▶ [Your goal]:
Extract, exactly, the lines from the line containing "Reproduce this chart with Plotly.js." to the line containing "return (B - y)", with both lines included and any pictures left out.

▶ [Dataset records]:

>>>>>

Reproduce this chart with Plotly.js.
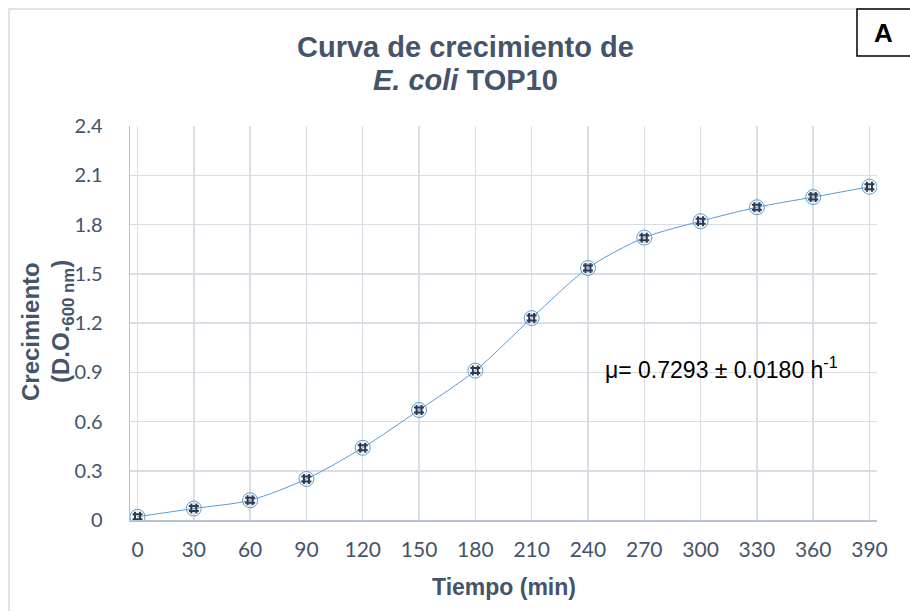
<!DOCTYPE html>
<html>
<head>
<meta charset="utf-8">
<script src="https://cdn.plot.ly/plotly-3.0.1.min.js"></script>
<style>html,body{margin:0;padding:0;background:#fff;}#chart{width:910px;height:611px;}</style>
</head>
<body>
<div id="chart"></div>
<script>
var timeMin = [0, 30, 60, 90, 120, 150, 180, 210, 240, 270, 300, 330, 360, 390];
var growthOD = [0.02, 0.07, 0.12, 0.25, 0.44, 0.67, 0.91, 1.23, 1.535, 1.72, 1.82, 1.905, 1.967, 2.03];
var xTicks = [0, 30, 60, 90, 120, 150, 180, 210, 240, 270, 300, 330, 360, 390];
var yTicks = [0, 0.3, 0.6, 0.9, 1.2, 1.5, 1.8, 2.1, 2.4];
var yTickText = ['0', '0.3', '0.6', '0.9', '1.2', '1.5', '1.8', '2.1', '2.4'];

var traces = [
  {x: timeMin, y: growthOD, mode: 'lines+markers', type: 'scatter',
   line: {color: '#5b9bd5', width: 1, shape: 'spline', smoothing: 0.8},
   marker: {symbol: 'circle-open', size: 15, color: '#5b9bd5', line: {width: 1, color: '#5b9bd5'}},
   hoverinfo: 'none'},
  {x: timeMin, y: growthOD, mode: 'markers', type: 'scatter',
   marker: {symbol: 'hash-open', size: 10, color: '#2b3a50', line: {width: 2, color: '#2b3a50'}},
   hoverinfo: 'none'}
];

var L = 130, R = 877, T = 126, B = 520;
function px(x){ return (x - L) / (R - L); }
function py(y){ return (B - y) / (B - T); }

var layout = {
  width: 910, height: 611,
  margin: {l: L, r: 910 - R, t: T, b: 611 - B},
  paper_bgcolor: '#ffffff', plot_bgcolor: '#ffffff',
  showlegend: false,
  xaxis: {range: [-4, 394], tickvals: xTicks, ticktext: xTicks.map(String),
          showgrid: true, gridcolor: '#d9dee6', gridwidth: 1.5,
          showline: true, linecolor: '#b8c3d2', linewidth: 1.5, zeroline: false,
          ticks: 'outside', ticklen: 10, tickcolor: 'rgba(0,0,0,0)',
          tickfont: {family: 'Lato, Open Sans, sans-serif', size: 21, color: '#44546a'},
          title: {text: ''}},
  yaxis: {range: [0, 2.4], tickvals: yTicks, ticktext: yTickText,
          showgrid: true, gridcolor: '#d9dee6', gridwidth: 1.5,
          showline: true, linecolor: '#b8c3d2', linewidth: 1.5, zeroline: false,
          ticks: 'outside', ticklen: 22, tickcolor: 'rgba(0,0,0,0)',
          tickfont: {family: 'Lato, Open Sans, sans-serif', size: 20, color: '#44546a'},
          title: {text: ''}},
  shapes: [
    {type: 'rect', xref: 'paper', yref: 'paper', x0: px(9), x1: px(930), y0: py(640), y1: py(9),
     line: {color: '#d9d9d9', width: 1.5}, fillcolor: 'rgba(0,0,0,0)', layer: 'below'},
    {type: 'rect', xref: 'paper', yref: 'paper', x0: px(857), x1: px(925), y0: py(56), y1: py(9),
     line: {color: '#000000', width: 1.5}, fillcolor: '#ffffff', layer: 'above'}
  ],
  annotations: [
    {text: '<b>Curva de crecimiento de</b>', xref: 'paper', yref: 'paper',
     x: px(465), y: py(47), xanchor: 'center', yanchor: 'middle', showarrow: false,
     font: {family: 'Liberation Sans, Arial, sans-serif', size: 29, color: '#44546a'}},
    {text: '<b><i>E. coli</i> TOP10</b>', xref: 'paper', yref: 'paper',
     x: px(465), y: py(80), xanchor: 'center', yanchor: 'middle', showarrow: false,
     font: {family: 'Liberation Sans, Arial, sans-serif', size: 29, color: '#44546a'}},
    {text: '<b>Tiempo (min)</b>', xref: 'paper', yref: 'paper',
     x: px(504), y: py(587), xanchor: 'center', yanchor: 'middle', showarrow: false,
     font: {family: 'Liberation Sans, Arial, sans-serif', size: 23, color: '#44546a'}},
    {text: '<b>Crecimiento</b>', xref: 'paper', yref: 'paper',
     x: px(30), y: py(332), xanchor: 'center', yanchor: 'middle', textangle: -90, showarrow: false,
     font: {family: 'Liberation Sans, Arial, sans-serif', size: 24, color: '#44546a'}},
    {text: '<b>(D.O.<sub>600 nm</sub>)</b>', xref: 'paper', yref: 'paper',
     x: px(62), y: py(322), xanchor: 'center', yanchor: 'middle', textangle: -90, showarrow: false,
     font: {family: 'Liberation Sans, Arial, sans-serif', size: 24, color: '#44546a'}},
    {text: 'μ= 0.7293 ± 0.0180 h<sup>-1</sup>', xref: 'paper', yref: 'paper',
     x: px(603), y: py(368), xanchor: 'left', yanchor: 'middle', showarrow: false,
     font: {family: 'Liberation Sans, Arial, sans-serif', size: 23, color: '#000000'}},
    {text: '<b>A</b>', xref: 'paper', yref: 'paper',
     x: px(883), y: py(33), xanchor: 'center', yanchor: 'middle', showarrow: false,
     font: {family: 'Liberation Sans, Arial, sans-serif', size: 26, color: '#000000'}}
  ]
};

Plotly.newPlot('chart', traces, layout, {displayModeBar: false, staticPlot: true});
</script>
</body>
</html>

<<<<<
>>>>>

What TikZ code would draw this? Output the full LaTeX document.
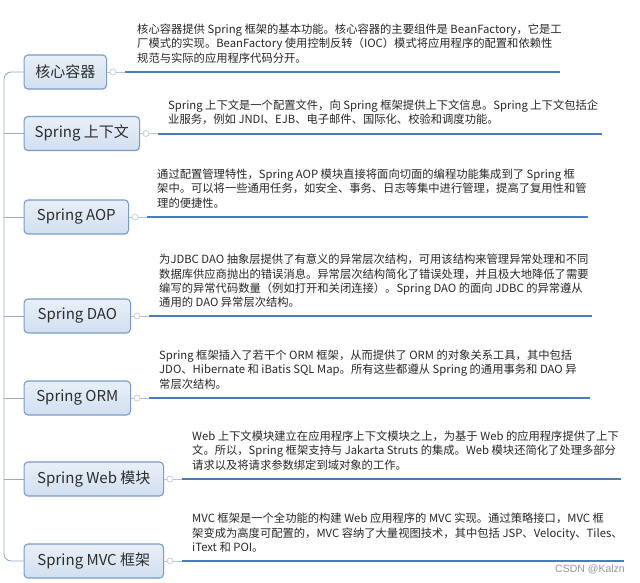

<<<<<

▶ [Task solution]:
Reproduce this chart with Plotly.js.
<!DOCTYPE html>
<html>
<head>
<meta charset="utf-8">
<script src="https://cdn.plot.ly/plotly-3.0.1.min.js"></script>
<style>html,body{margin:0;padding:0;background:#fff;}#chart{width:910px;height:611px;}</style>
</head>
<body>
<div id="chart"></div>
<script>
var timeMin = [0, 30, 60, 90, 120, 150, 180, 210, 240, 270, 300, 330, 360, 390];
var growthOD = [0.02, 0.07, 0.12, 0.25, 0.44, 0.67, 0.91, 1.23, 1.535, 1.72, 1.82, 1.905, 1.967, 2.03];
var xTicks = [0, 30, 60, 90, 120, 150, 180, 210, 240, 270, 300, 330, 360, 390];
var yTicks = [0, 0.3, 0.6, 0.9, 1.2, 1.5, 1.8, 2.1, 2.4];
var yTickText = ['0', '0.3', '0.6', '0.9', '1.2', '1.5', '1.8', '2.1', '2.4'];

var traces = [
  {x: timeMin, y: growthOD, mode: 'lines+markers', type: 'scatter',
   line: {color: '#5b9bd5', width: 1, shape: 'spline', smoothing: 0.8},
   marker: {symbol: 'circle-open', size: 15, color: '#5b9bd5', line: {width: 1, color: '#5b9bd5'}},
   hoverinfo: 'none'},
  {x: timeMin, y: growthOD, mode: 'markers', type: 'scatter',
   marker: {symbol: 'hash-open', size: 10, color: '#2b3a50', line: {width: 2, color: '#2b3a50'}},
   hoverinfo: 'none'}
];

var L = 130, R = 877, T = 126, B = 520;
function px(x){ return (x - L) / (R - L); }
function py(y){ return (B - y) / (B - T); }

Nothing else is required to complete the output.